The film's trajectory also challenges the conventional wisdom that regional-language films must be dubbed or remade in Hindi to achieve pan-Indian success. Raja Shivaji was released primarily in Marathi, with limited dubbed versions in Hindi and other languages. Its collections were driven overwhelmingly by audiences in Maharashtra, where the film has become a cultural event as much as a commercial one. The lesson for producers in other regional industries—Gujarati, Punjabi, Bengali, Bhojpuri—is that the ceiling for regional-language cinema is higher than they have been led to believe, and that the audience for stories told in their own languages, about their own histories, is larger, more passionate, and more willing to pay for a theatrical experience than the box-office data of previous years would suggest.
The Riteish Deshmukh Gamble
Raja Shivaji is, in one sense, a Riteish Deshmukh vehicle. The actor, who has spent two decades oscillating between Hindi comedies (Housefull, Dhamaal) and Marathi dramas (Lai Bhaari, Ved), produced and starred in the film at a scale that no Marathi production had previously attempted. The budget—estimated at ₹40 crore to ₹50 crore—was among the largest ever for a Marathi film, and it required Deshmukh to bet his own capital, his own credibility, and his own understanding of what the Marathi audience wanted on a project that could have failed spectacularly.
The film was directed by a team that understood the visual language of the historical epic—sweeping battle sequences, grand sets, a heroic central performance—and that was willing to invest in the production values required to make the Maratha era feel alive on screen. The battle scenes, in particular, have been singled out by critics as among the most ambitious ever attempted in a Marathi film. The marketing campaign, which positioned the film as a cultural event rather than merely a movie release, drew audiences from across the state, including older viewers who had not been to a cinema in years and younger viewers who had grown up on a diet of pan-Indian spectacles.
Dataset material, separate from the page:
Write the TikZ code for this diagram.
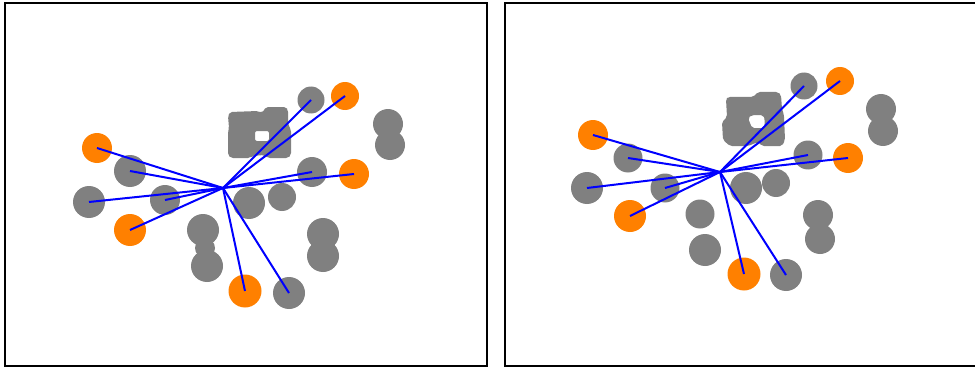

The film's success represents a vindication of Deshmukh's dual identity as both a Hindi film star and a Marathi cultural icon. Unlike many of his contemporaries who have abandoned regional cinema entirely in pursuit of pan-Indian success, Deshmukh has continued to invest in Marathi-language projects, using the wealth and visibility generated by his Hindi film career to fund productions that would not otherwise have been made. Raja Shivaji is the most ambitious expression of that commitment, and its success is likely to encourage other Marathi stars—and stars from other regional industries—to attempt similarly scaled productions.
The broader question raised by the film's success is whether the future of Indian cinema lies not in the erasure of linguistic boundaries but in their reinforcement—whether the most commercially potent films of the next decade will be those that speak to a specific community, in a specific language, about a specific history, rather than those that attempt to appeal to everyone at once. Raja Shivaji suggests that the answer may be yes, and that the regional-language film, made with ambition and conviction, may be the most underappreciated growth story in the Indian entertainment economy.